Fuck it all. This is bullshit. This world is not for me…
I am now wondering how big or small a jump it is from apathy to suicidality? This is especially concerning for people who are particularly impulsive. ADHDers are at particular risk of suicide as we think so rapidly, without taking time to rationalise it or think of the consequences. Stimulant medication for ADHD is the most immediately effective medication in all of psychiatry, according to something I heard Dr Russell Barkley and/or Dr Ed Hallowell say once. I would fact check that but fuck it all, this is bullshit. I am too tired to fact check my sources. Sorry.
Honestly, I am so fatigued.
In terms of how we move through these different states as autistics and with other neurodivergences, we need to know that they serve a purpose in keeping us safe and regulated. They may not be pleasant, but they are necessary.
We are a wonderfully intense population and we will feel intensities in emotions. We need to create space for getting a break from that using shutdowns, meltdowns, inertia and even apathy.

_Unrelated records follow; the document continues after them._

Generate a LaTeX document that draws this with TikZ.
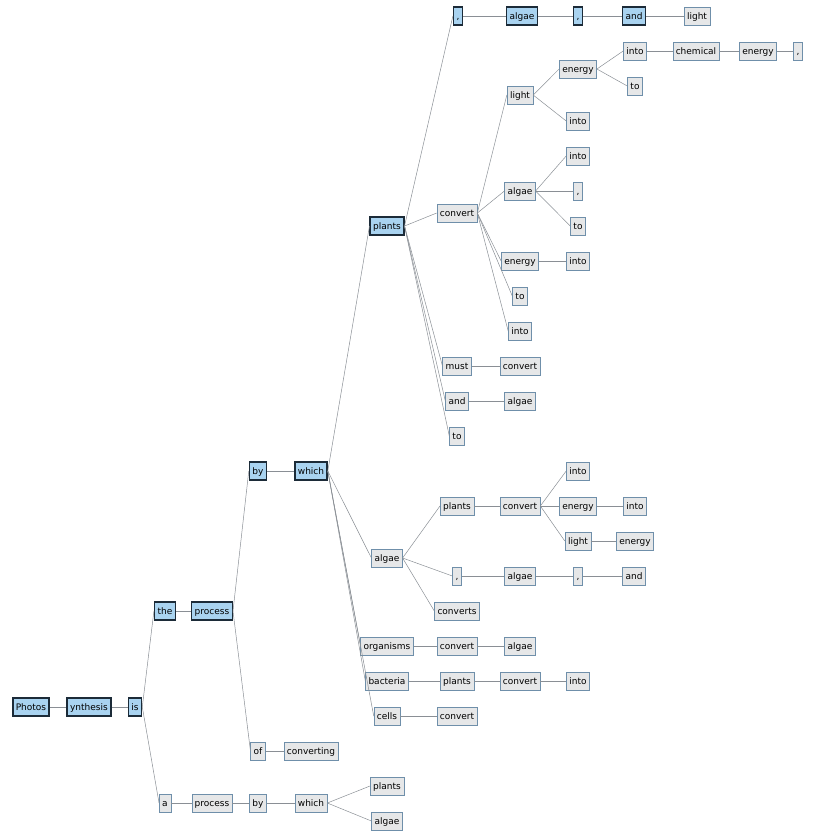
\documentclass[tikz,border=0pt]{standalone}
\usepackage{fontspec}
\setmainfont{DejaVu Sans}
\definecolor{hlfill}{HTML}{A9D3F0}
\definecolor{hldraw}{HTML}{1C2B38}
\definecolor{wfill}{HTML}{E6E7E8}
\definecolor{wdraw}{HTML}{6F8FAA}
\definecolor{edge}{HTML}{8A8F95}
\begin{document}
\begin{tikzpicture}[x=1pt, y=-1pt,
  w/.style = {draw=wdraw, fill=wfill, font=\fontsize{9}{11}\selectfont, inner sep=3pt, minimum height=18pt, text height=8pt, text depth=2pt},
  hl/.style = {w, draw=hldraw, fill=hlfill, line width=1.4pt},
  e/.style = {draw=edge, line width=0.5pt}]
  \useasboundingbox (0,0) rectangle (813,838);
  % main clause
  \node[hl] (photos) at (31,707) {Photos};
  \node[hl] (ynth) at (89,707) {ynthesis};
  \node[hl] (is) at (135,707) {is};
  \node[hl] (the) at (165,611) {the};
  \node[hl] (proc) at (212,611) {process};
  \node[hl] (by) at (258,471) {by};
  \node[hl] (which) at (311,471) {which};
  \node[hl] (plants) at (387,226) {plants};
  \node[hl] (c1) at (458,16) {,};
  \node[hl] (alg1) at (522,16) {algae};
  \node[hl] (c2) at (578,16) {,};
  \node[hl] (and1) at (634,16) {and};
  \node[w] (light1) at (697,16) {light};
  % plants branch
  \node[w] (conv1) at (457,213) {convert};
  \node[w] (light2) at (520,95) {light};
  \node[w] (en1) at (578,69) {energy};
  \node[w] (into1) at (635,51) {into};
  \node[w] (chem) at (696,51) {chemical};
  \node[w] (en2) at (758,51) {energy};
  \node[w] (c3) at (798,51) {,};
  \node[w] (to1) at (635,86) {to};
  \node[w] (into2) at (578,121) {into};
  \node[w] (alg2) at (520,191) {algae};
  \node[w] (into3) at (578,156) {into};
  \node[w] (c4) at (578,191) {,};
  \node[w] (to2) at (578,226) {to};
  \node[w] (en3) at (520,261) {energy};
  \node[w] (into4) at (578,261) {into};
  \node[w] (to3) at (520,296) {to};
  \node[w] (into5) at (520,331) {into};
  \node[w] (must) at (457,366) {must};
  \node[w] (conv2) at (520,366) {convert};
  \node[w] (and2) at (457,401) {and};
  \node[w] (alg3) at (520,401) {algae};
  \node[w] (to4) at (457,436) {to};
  % algae branch
  \node[w] (alg4) at (387,558) {algae};
  \node[w] (pl2) at (457,506) {plants};
  \node[w] (conv3) at (520,506) {convert};
  \node[w] (into6) at (578,471) {into};
  \node[w] (en4) at (578,506) {energy};
  \node[w] (into7) at (635,506) {into};
  \node[w] (light3) at (578,541) {light};
  \node[w] (en5) at (635,541) {energy};
  \node[w] (c5) at (457,576) {,};
  \node[w] (alg5) at (520,576) {algae};
  \node[w] (c6) at (578,576) {,};
  \node[w] (and3) at (634,576) {and};
  \node[w] (convs) at (457,611) {converts};
  \node[w] (org) at (387,646) {organisms};
  \node[w] (conv4) at (457,646) {convert};
  \node[w] (alg6) at (520,646) {algae};
  \node[w] (bact) at (387,681) {bacteria};
  \node[w] (pl3) at (457,681) {plants};
  \node[w] (conv5) at (520,681) {convert};
  \node[w] (into8) at (578,681) {into};
  \node[w] (cells) at (387,716) {cells};
  \node[w] (conv6) at (457,716) {convert};
  \node[w] (of) at (258,751) {of};
  \node[w] (convg) at (311,751) {converting};
  % second reading
  \node[w] (a) at (165,803) {a};
  \node[w] (proc2) at (212,803) {process};
  \node[w] (by2) at (258,803) {by};
  \node[w] (which2) at (311,803) {which};
  \node[w] (pl4) at (387,786) {plants};
  \node[w] (alg7) at (387,821) {algae};

  % tree edges
  \foreach \p/\c in {photos/ynth, ynth/is, is/the, is/a, the/proc, proc/by, proc/of,
      by/which, which/plants, which/alg4, which/org, which/bact, which/cells,
      plants/c1, c1/alg1, alg1/c2, c2/and1, and1/light1,
      plants/conv1, plants/must, plants/and2, plants/to4,
      conv1/light2, conv1/alg2, conv1/en3, conv1/to3, conv1/into5,
      light2/en1, light2/into2, en1/into1, en1/to1, into1/chem, chem/en2, en2/c3,
      alg2/into3, alg2/c4, alg2/to2, en3/into4, must/conv2, and2/alg3,
      alg4/pl2, alg4/c5, alg4/convs, pl2/conv3, conv3/into6, conv3/en4, conv3/light3,
      en4/into7, light3/en5, c5/alg5, alg5/c6, c6/and3,
      org/conv4, conv4/alg6, bact/pl3, pl3/conv5, conv5/into8, cells/conv6,
      of/convg, a/proc2, proc2/by2, by2/which2, which2/pl4, which2/alg7}
    \draw[e] (\p.east) -- (\c.west);
\end{tikzpicture}
\end{document}
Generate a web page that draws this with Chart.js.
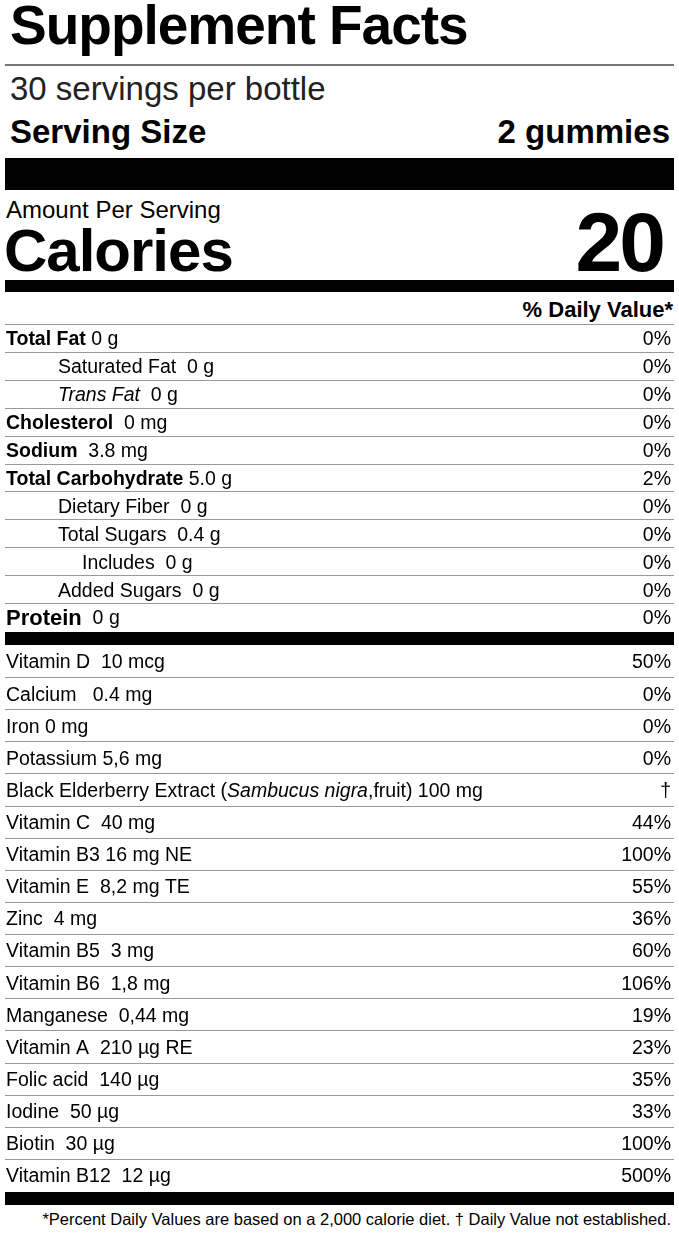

We are deep empaths, so perhaps the advantage of apathy is that we just don’t care what anyone else thinks at that time. Perhaps it is a tool we should value as a part of our unmasking. Why must we always be the ones to care so much all the time? It is exhausting.
A good old shutdown can be grounding in that it draws you down into a slump until you are completely earthed. Maybe that is how we get the energy to rise again? We drop into the time, space and place and have no thoughts of our past nor our future. We can immerse ourselves in this visceral experience that is only for us at that time.
An autistic shutdown can be liberating and calibrating.
When you are going through a period of shutdown, meltdown, inertia or apathy, what can you learn from it? Were you too busy? Should you be cutting down on social occasions? Are you getting enough sleep? Enough time alone? I would love to know what your lessons have been during these trying times 💕
Hi Tina, I’m so sorry that you’ve lost your Dad too. Thanks for sharing your invaluable insights. Crying spontaneously is something I’ve done all through life before I was diagnosed autistic, anxious and ADHD. Now that I’m on an SSRI and stimulant medication, it’s not happened for a few years. It’s good to know I too can spontaneously have a cathartic sob as it’s all part of processing grief and loss 😢
Ahh, someone else who uses the term death-dash -👊 and is autistic. I relate to all you say. I don’t really do meltdowns, and on the rare occasions I have I have spent so much energy trying to control them, to hide them etc. I think maybe once or twice as an adult. Shutdowns are me, I go mute, am robotic, only move when necessary, can be lead around - if I’m not on the sofa or bed it is very much a going through the motions like I’m looking in from outside my body. I don’t know if I’ve learnt much, (v.late diagnosed) other than shutdowns aren’t me sulking, I’m not ‘being’ belligerent or rude or nasty, if fact I’m lucky to be ‘being’ at all. When my father died a couple of years ago, (our death dash didn’t make it in time) I found my shutdown to be longer and more profound, I’m not sure if I really properly grieved for him (a difficult relationship) unlike when my mother died 20 odd years ago. But I think for my mum I was in and out of meltdown and it was dealing with her death that required me to stop and be more shutdown like - I’m not explaining it at all well so I hope you understand.
Anyways, I hope you manage to grieve well and allow yourself this time.